Parallel map reduce with structured data
By default the reduction assumes that the object being reduced is a Julia array. However, this can be customized to use an arbitrary object by specifying the epmap_zeros
and epmap_reducer!
key-work arguments.
using Distributed
addprocs(5)
@everywhere using Distributed, Schedulers
@everywhere function foo(y, tsk)
a = y.a
b = y.b
a .+= tsk
b .+= 2*tsk
nothing
end
@everywhere my_zeros() = (a=zeros(Float64,5), b=zeros(Float64,5))
@everywhere function my_reducer!(x,y)
x.a .+= y.a
x.b .+= y.b
nothing
end
options = SchedulerOptions(zeros = my_zeros, reducer! = my_reducer!)

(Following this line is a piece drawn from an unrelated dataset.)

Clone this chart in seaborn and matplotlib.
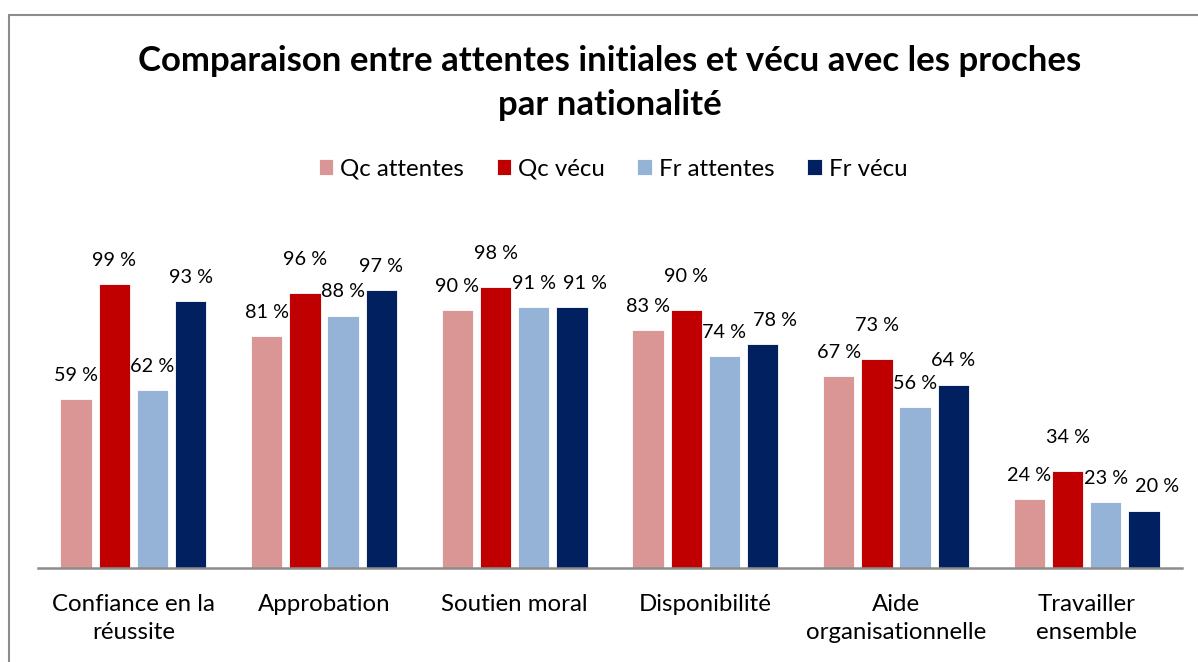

x,tsks = epmapreduce!(my_zeros(), options, foo, 1:10)
Parameterization
Both epmap
and epmapreduce!
can be controlled by a parameter-set defined in options::SchedulerOptions
, and that can be passed as the first argument to epmap
or the second argument to epmapreduce
. The parameters that can be set are described in the epmap
and epmapreduce!
documentation.
Parallel map with elasticity
As an example of parameterizing epmap
, we consider allow the compute cluster to grow and shrink during the map. options::SchedulerOptions
include options.minworkers
and options.maxworkers
to control elasticity.
using Distributed
addprocs(10)
@everywhere using Distributed, Schedulers
@everywhere function foo(tsk)
@info "sleeping for task $tsk on worker $(myid()) for 60 seconds"
sleep(60)
end
epmap(SchedulerOptions(;minworkers=5, maxworkers=15), foo, 1:20)
rmprocs(workers())
In addition options.quantum
and options.addprocs
can be used to control how workers are added. Distributed.rmprocs
is used to shrink the number of workers. Further, note that the epmap_nworkers
method allows you to specify a method that returns the current number of allocated workers. This is useful for cloud computing where there is latency associated with provisioning. See for example the nworkers_provisioned
method in AzManagers.jl. As an example of elasticity, the number of workers will shrink when the number of remaining tasks is less than the number of Julia workers, or when a worker is deemed not usable due to fault handling. Note that as epmap elastically adds workers, methods and packages that are defined in Main
will automatically be loaded on the added workers.